Aurelie, something you should keep in mind your bf is passing his NRE stage as well with you perhaps, that could be another factor in not waiting up for you.
I really think you need to let it go. I might mean a lot to you, but it doesn't mean anything healthy. If you really want you relationship with your bf to thrive, you have a lot of work to be doing on your own. The more you share about your relationship the more likely it seems to me that your boyfriend might be having the attitude he has because you have other stuff going on.
Having read all of these books, I highly recommend them for your particular situation, for your boyfriend to read too. Sounds like he could use his own help for setting boundaries.
Thank you for the links Anne. They look interesting, I will read them and I hope they help. I guess controlling people dont think they are controlling do they? Thing is, I really dont think I am, and neither is my bf. I would say we are both very laid back. I do not cope with confrontation very well, and will do almost anything to avoid it. I think that my bf is the same, and thats why we have been able to do this for nearly a year without any real problems, up till recently anyway. I now think that this has not been such a great thing, and that we should have been talking about everything all through our relationship, I think that is more healthy.
What do you think your need for having him awake when you arrive home (after your dates with lover) is based on.
Need of reassurance that what you're doing is ok.? convincing self, ease guilt... if any.
Need of reassurance that what just occurred isn't really....really bothering boyfriend.
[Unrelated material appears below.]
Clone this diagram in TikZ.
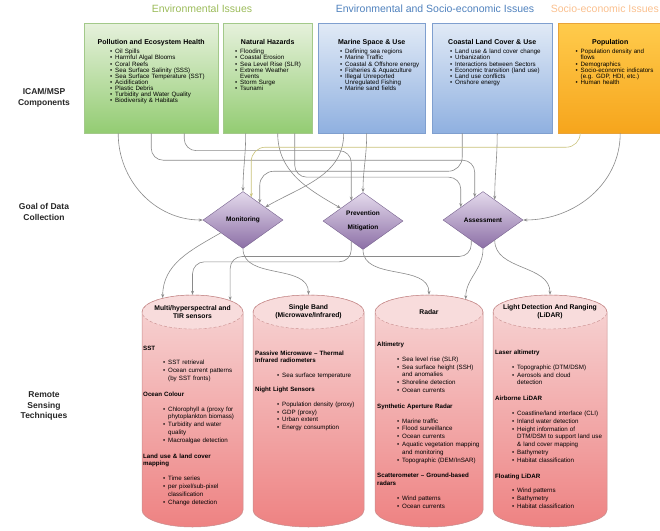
\documentclass[tikz,border=0pt]{standalone}
\usepackage{fontspec}
\setmainfont{Liberation Sans}
\usetikzlibrary{shapes.geometric,arrows.meta}

\definecolor{envgreen}{HTML}{9BBB59}
\definecolor{envblue}{HTML}{4F81BD}
\definecolor{socorange}{HTML}{FAC08F}
\definecolor{greentop}{HTML}{E6F1DC}
\definecolor{greenbot}{HTML}{93CC72}
\definecolor{greenline}{HTML}{A3C98A}
\definecolor{bluetop}{HTML}{E1EAF6}
\definecolor{bluebot}{HTML}{8FB0E0}
\definecolor{blueline}{HTML}{7F9FCF}
\definecolor{orangetop}{HTML}{FFCB4C}
\definecolor{orangebot}{HTML}{F6A51C}
\definecolor{orangeline}{HTML}{E8A33A}
\definecolor{purpletop}{HTML}{E4DAEC}
\definecolor{purplebot}{HTML}{8C6FA6}
\definecolor{purpleline}{HTML}{77628E}
\definecolor{cyltop}{HTML}{F6D0D0}
\definecolor{cylbot}{HTML}{EE8282}
\definecolor{cyledge}{HTML}{C78C8C}
\definecolor{cappink}{HTML}{F8DCDC}
\definecolor{linegray}{HTML}{8A8A8A}
\definecolor{yellowline}{HTML}{C9C27A}

\hyphenpenalty=10000
\exhyphenpenalty=10000
\newlength{\bulletind}
\newcommand{\itm}[1]{\par\noindent\hangindent=\bulletind\hspace*{\dimexpr\bulletind-5pt\relax}\makebox[5pt][l]{\textbullet}#1}
\newcommand{\sect}[2][8pt]{\par\vspace{#1}\noindent\textbf{#2}\par\vspace{7pt}}
\newcommand{\boxtitle}[1]{{\centering\bfseries\fontsize{7}{8}\selectfont #1\par}\vspace{3.5pt}}

\tikzset{
  issue/.style = {font=\fontsize{10.5}{12}\selectfont, inner sep=0pt},
  sidelabel/.style = {font=\bfseries\fontsize{8.5}{10.5}\selectfont, align=center, text=black!85},
  issuebox/.style = {anchor=north west, inner sep=0pt, minimum height=110pt, line width=0.4pt},
  greenbox/.style = {issuebox, top color=greentop, bottom color=greenbot, draw=greenline},
  bluebox/.style = {issuebox, top color=bluetop, bottom color=bluebot, draw=blueline},
  orangebox/.style = {issuebox, top color=orangetop, bottom color=orangebot, draw=orangeline},
  boxtext/.style = {anchor=north, inner sep=0pt, align=left, font=\fontsize{6.2}{6.1}\selectfont},
  goal/.style = {diamond, minimum width=80pt, minimum height=57pt, inner sep=0pt,
    top color=purpletop, bottom color=purplebot, draw=purpleline,
    font=\bfseries\fontsize{6.5}{7.5}\selectfont, align=center},
  cylbody/.style = {top color=cyltop, bottom color=cylbot},
  cylline/.style = {draw=cyledge, line width=0.5pt},
  topcap/.style = {ellipse, minimum height=34pt, inner sep=0pt, fill=cappink, draw=cyledge, densely dashed, line width=0.4pt},
  captitle/.style = {font=\bfseries\fontsize{6.8}{7.6}\selectfont, align=center, inner sep=0pt},
  techtext/.style = {anchor=north west, inner sep=0pt, align=left, font=\fontsize{6.2}{7.8}\selectfont},
  conn/.style = {->, >={Stealth[length=4pt,width=3pt]}, draw=linegray, line width=0.6pt}
}

\begin{document}
\begin{tikzpicture}[x=1pt,y=1pt]
  \useasboundingbox (0,0) rectangle (660,-530);

  % issue headings
  \node[issue, text=envgreen] (envissues) at (202,-9) {Environmental Issues};
  \node[issue, text=envblue] (mixissues) at (435,-9) {Environmental and Socio-economic Issues};
  \node[issue, text=socorange, anchor=east] (socissues) at (659,-9) {Socio-economic Issues};

  % row labels
  \node[sidelabel] (icam) at (44,-98) {ICAM/MSP\\Components};
  \node[sidelabel] (goallabel) at (44,-212) {Goal of Data\\Collection};
  \node[sidelabel] (rslabel) at (44,-406) {Remote\\Sensing\\Techniques};

  % ICAM/MSP components
  \node[greenbox, minimum width=134pt] (pollution) at (84,-23) {};
  \node[greenbox, minimum width=89pt] (hazards) at (223,-23) {};
  \node[bluebox, minimum width=107pt] (marine) at (318,-23) {};
  \node[bluebox, minimum width=120pt] (landcover) at (432,-23) {};
  \node[orangebox, minimum width=104pt] (population) at (558,-23) {};

  \node[boxtext, text width=128pt] (pollutiontext) at ([yshift=-16pt]pollution.north) {\setlength{\bulletind}{28pt}%
    \boxtitle{Pollution and Ecosystem Health}
    \itm{Oil Spills}
    \itm{Harmful Algal Blooms}
    \itm{Coral Reefs}
    \itm{Sea Surface Salinity (SSS)}
    \itm{Sea Surface Temperature (SST)}
    \itm{Acidification}
    \itm{Plastic Debris}
    \itm{Turbidity and Water Quality}
    \itm{Biodiversity \& Habitats}};
  \node[boxtext, text width=83pt] (hazardstext) at ([yshift=-16pt]hazards.north) {\setlength{\bulletind}{14pt}%
    \boxtitle{Natural Hazards}
    \itm{Flooding}
    \itm{Coastal Erosion}
    \itm{Sea Level Rise (SLR)}
    \itm{Extreme Weather\newline Events}
    \itm{Storm Surge}
    \itm{Tsunami}};
  \node[boxtext, text width=101pt] (marinetext) at ([yshift=-16pt]marine.north) {\setlength{\bulletind}{24pt}%
    \boxtitle{Marine Space \& Use}
    \itm{Defining sea regions}
    \itm{Marine Traffic}
    \itm{Coastal \& Offshore energy}
    \itm{Fisheries \& Aquaculture}
    \itm{Illegal Unreported\newline Unregulated Fishing}
    \itm{Marine sand fields}};
  \node[boxtext, text width=114pt] (landcovertext) at ([yshift=-16pt]landcover.north) {\setlength{\bulletind}{20pt}%
    \boxtitle{Coastal Land Cover \& Use}
    \itm{Land use \& land cover change}
    \itm{Urbanization}
    \itm{Interactions between Sectors}
    \itm{Economic transition (land use)}
    \itm{Land use conflicts}
    \itm{Onshore energy}};
  \node[boxtext, text width=97pt] (populationtext) at ([yshift=-16pt]population.north) {\setlength{\bulletind}{19pt}%
    \boxtitle{Population}
    \itm{Population density and\newline flows}
    \itm{Demographics}
    \itm{Socio-economic indicators\newline (e.g. GDP, HDI, etc.)}
    \itm{Human health}};

  % goals
  \node[goal] (monitoring) at (243,-220) {Monitoring};
  \node[goal] (prevention) at (363,-221) {Prevention\\[7pt]Mitigation};
  \node[goal] (assessment) at (483,-220) {Assessment};

  % cylinders
  \shade[cylbody] (142,-312) -- (142,-510) arc[start angle=180,end angle=360,x radius=50.5,y radius=17] -- (243,-312) -- cycle;
  \node[topcap, minimum width=101pt] (msicap) at (192.5,-312) {};
  \draw[cylline] (142,-312) -- (142,-510) arc[start angle=180,end angle=360,x radius=50.5,y radius=17] -- (243,-312) arc[start angle=0,end angle=180,x radius=50.5,y radius=17];

  \shade[cylbody] (253,-312) -- (253,-510) arc[start angle=180,end angle=360,x radius=55.5,y radius=17] -- (364,-312) -- cycle;
  \node[topcap, minimum width=111pt] (singlecap) at (308.5,-312) {};
  \draw[cylline] (253,-312) -- (253,-510) arc[start angle=180,end angle=360,x radius=55.5,y radius=17] -- (364,-312) arc[start angle=0,end angle=180,x radius=55.5,y radius=17];

  \shade[cylbody] (375,-312) -- (375,-510) arc[start angle=180,end angle=360,x radius=54,y radius=17] -- (483,-312) -- cycle;
  \node[topcap, minimum width=108pt] (radarcap) at (429,-312) {};
  \draw[cylline] (375,-312) -- (375,-510) arc[start angle=180,end angle=360,x radius=54,y radius=17] -- (483,-312) arc[start angle=0,end angle=180,x radius=54,y radius=17];

  \shade[cylbody] (493,-312) -- (493,-510) arc[start angle=180,end angle=360,x radius=57,y radius=17] -- (607,-312) -- cycle;
  \node[topcap, minimum width=114pt] (lidarcap) at (550,-312) {};
  \draw[cylline] (493,-312) -- (493,-510) arc[start angle=180,end angle=360,x radius=57,y radius=17] -- (607,-312) arc[start angle=0,end angle=180,x radius=57,y radius=17];

  \node[captitle] (msi) at (msicap) {Multi/hyperspectral and\\TIR sensors};
  \node[captitle] (single) at (singlecap) {Single Band\\(Microwave/Infrared)};
  \node[captitle] (radar) at (radarcap) {Radar};
  \node[captitle] (lidar) at (lidarcap) {Light Detection And Ranging\\(LiDAR)};

  \node[techtext, text width=98pt] (msitext) at (143,-342) {\setlength{\bulletind}{25pt}%
    \sect[0pt]{SST}
    \itm{SST retrieval}
    \itm{Ocean current patterns\newline (by SST fronts)}
    \sect{Ocean Colour}
    \itm{Chlorophyll a (proxy for phytoplankton biomass)}
    \itm{Turbidity and water quality}
    \itm{Macroalgae detection}
    \sect{Land use \& land cover\newline mapping}
    \itm{Time series}
    \itm{per pixel/sub-pixel classification}
    \itm{Change detection}};
  \node[techtext, text width=106pt] (singletext) at (255,-347) {\setlength{\bulletind}{27pt}%
    \sect[0pt]{Passive Microwave -- Thermal\newline Infrared radiometers}
    \itm{Sea surface temperature}
    \sect[6pt]{Night Light Sensors}
    \itm{Population density (proxy)}
    \itm{GDP (proxy)}
    \itm{Urban extent}
    \itm{Energy consumption}};
  \node[techtext, text width=104pt] (radartext) at (377,-338.5) {\setlength{\bulletind}{25pt}%
    \sect[0pt]{Altimetry}
    \itm{Sea level rise (SLR)}
    \itm{Sea surface height (SSH) and anomalies}
    \itm{Shoreline detection}
    \itm{Ocean currents}
    \sect{Synthetic Aperture Radar}
    \itm{Marine traffic}
    \itm{Flood surveillance}
    \itm{Ocean currents}
    \itm{Aquatic vegetation mapping and monitoring}
    \itm{Topographic (DEM/InSAR)}
    \sect{Scatterometer -- Ground-based\newline radars}
    \itm{Wind patterns}
    \itm{Ocean currents}};
  \node[techtext, text width=110pt] (lidartext) at (495,-346.5) {\setlength{\bulletind}{22pt}%
    \sect[0pt]{Laser altimetry}
    \itm{Topographic (DTM/DSM)}
    \itm{Aerosols and cloud\newline detection}
    \sect{Airborne LiDAR}
    \itm{Coastline/land interface (CLI)}
    \itm{Inland water detection}
    \itm{Height information of\newline DTM/DSM to support land use\newline \& land cover mapping}
    \itm{Bathymetry}
    \itm{Habitat classification}
    \sect{Floating LiDAR}
    \itm{Wind patterns}
    \itm{Bathymetry}
    \itm{Habitat classification}};

  % components -> goals
  \draw[conn] ([xshift=-33pt]pollution.south) to[out=-90,in=180] (monitoring.west);
  \draw[conn, rounded corners=12pt] (pollution.south) |- ([yshift=37pt]assessment.110) -- (assessment.110);
  \draw[conn, rounded corners=12pt] ([xshift=33pt]pollution.south) |- ([yshift=50pt]prevention.120) -- (prevention.120);
  \draw[conn] ([xshift=-22pt]hazards.south) to[out=-90,in=90] (monitoring.north);
  \draw[conn] ([xshift=10pt]hazards.south) to[out=-90,in=150] (prevention.150);
  \draw[conn, rounded corners=12pt] ([xshift=27pt]hazards.south) |- ([yshift=30pt]assessment.150) -- (assessment.150);
  \draw[conn] ([xshift=-28pt]marine.south) to[out=-90,in=30] (monitoring.30);
  \draw[conn] ([xshift=-5pt]marine.south) to[out=-90,in=90] (prevention.north);
  \draw[conn, rounded corners=14pt] ([xshift=-30pt]landcover.south) |- ([yshift=32pt]monitoring.45) -- (monitoring.45);
  \draw[conn] ([xshift=5pt]landcover.south) to[out=-90,in=90] (assessment.60);
  \draw[conn, draw=yellowline, rounded corners=14pt] ([xshift=-30pt]population.south) |- ([yshift=50pt]monitoring.70) -- (monitoring.70);
  \draw[conn] ([xshift=10pt]population.south) to[out=-90,in=0] (assessment.east);

  % goals -> techniques
  \draw[conn] (monitoring.210) to[out=-150,in=90] (msicap.155);
  \draw[conn] (monitoring.south) to[out=-90,in=90] (singlecap.north);
  \draw[conn, rounded corners=12pt] (prevention.240) |- ([yshift=33pt]msicap.north) -- (msicap.north);
  \draw[conn] (prevention.south) to[out=-90,in=90] (radarcap.north);
  \draw[conn, rounded corners=12pt] (assessment.240) |- ([yshift=44pt]msicap.17) -- (msicap.17);
  \draw[conn] (assessment.south) to[out=-90,in=90] (radarcap.19);
  \draw[conn] (assessment.300) to[out=-90,in=90] (lidarcap.north);
\end{tikzpicture}
\end{document}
At least not enough to cause big problems.
Some other need ...????.
Well, I just want a hug, I just want some affection and tenderness from him, it's not what I get from my lover. My bf just has a way of making me feel loved, and I know that my son feels the same way about him. My bf is not afraid to express his feelings that way.
I think it's also a way for me to tell him that although I have been with my lover, I'm back now, and that I will always come back to him, because he is the person, along with my son that I need, and love the most.
To help me ease guilt, yes a little, and also a kiss & cuddle was a way for him to tell me it was o.k. Reassurance, yes for sure..
Did you set a specific time that you would be home so that he isn't stuck waiting indefinitely? I think that is an important sign of your willingness to work with him to make him more comfortable with the situation.
Yes Km34, we did set a specific time for me to come in last night, I asked him what time he wants me home, and he said 10.30pm. That's is early, seeing as sometimes I dont get back till gone midnight, but I said o.k. I got in at 10.15, and he was waiting for me.
People reading this must think I'm nuts, but I can't tell you how much it meant to me and I got a bit emotional.
Max was in our bed, but my bf explained that Max and him have got into this habit. He gives him his bath, and then they watch dvds or play X box in bed, and then have a cuddle while reading him a story, and then he falls asleep.
My bf and I had a kiss and cuddle like we used to, and we have arranged a sitter for Max on Sunday. We have both agreed that we need to talk about things, I have told him that he can ask me anything he wants and I will answer him, and he has agreed to do the same.